La Sveglia

Si scava tra le macerie e ciò che rimane di Gaza

Fra pale, polvere e bulldozer in azione si scava tra le macerie e tra quel poco che è rimasto di Gaza.

Si scava tra le macerie e ciò che rimane di Gaza

A Gaza le squadre della protezione civile scavano tra le macerie delle case colpite, recuperano i resti di famiglie sepolte sotto muri che avevano ancora un indirizzo. La casa degli Abu Ramadan, che ospitava decine di persone, è diventata un cumulo di cemento e silenzio. È il lessico della fine che convive con l’annuncio della pausa.

Intanto la mappa si allarga. A nord-est di Qalqilya, a Jayyous, bulldozer e mezzi militari abbattono serre e strutture agricole.
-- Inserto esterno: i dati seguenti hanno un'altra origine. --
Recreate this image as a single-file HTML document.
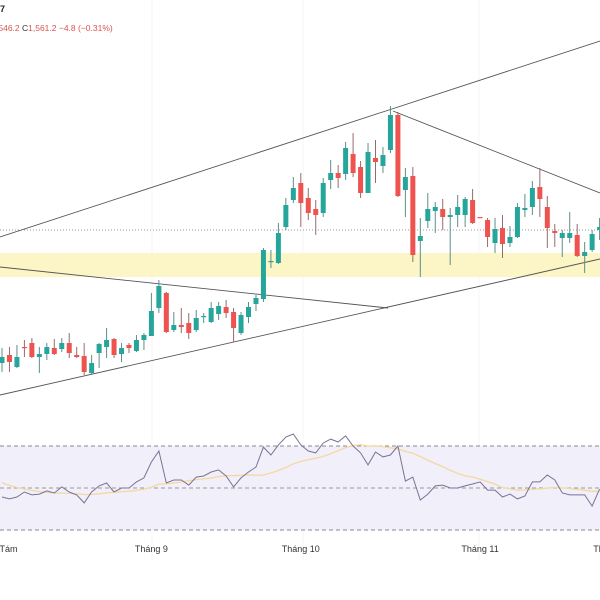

Plastica strappata, colture schiacciate, un’economia domestica cancellata in poche ore. La Cisgiordania entra nel racconto come un fronte parallelo, dove la guerra prende la forma dell’amministrazione della terra e della punizione collettiva.

A Gaza si discute di “fasi”, di condizioni, di disarmo e di garanzie. Le parti si accusano a vicenda di violazioni, si contano i morti, si annunciano funerali e nuove nomine militari. La tregua diventa un campo di battaglia semantico: dichiarata, contestata, sospesa. Nel frattempo Rafah resta strozzata, i valichi diventano argomento di scontro diplomatico, la vita quotidiana rimane appesa a decisioni prese altrove.

Sul tavolo internazionale scorrono cifre che fanno tremare: quartieri distrutti, infrastrutture annientate, decine di miliardi stimati per una ricostruzione che ancora non ha un perimetro politico. Mentre si scavano le macerie, altrove si preparano dossier, proposte, appetiti. La guerra produce rovine e, insieme, opportunità.

Dall’Italia arrivano appelli alla de-escalation, rivendicazioni di aiuti, corridoi umanitari, disponibilità dentro cornici multilaterali. Parole necessarie, che però faticano a tenere il passo con le immagini di oggi. Perché la tregua, quando esiste davvero, smette di essere un annuncio e diventa una pratica. Qui, per ora, restano le pale, i bulldozer e la polvere.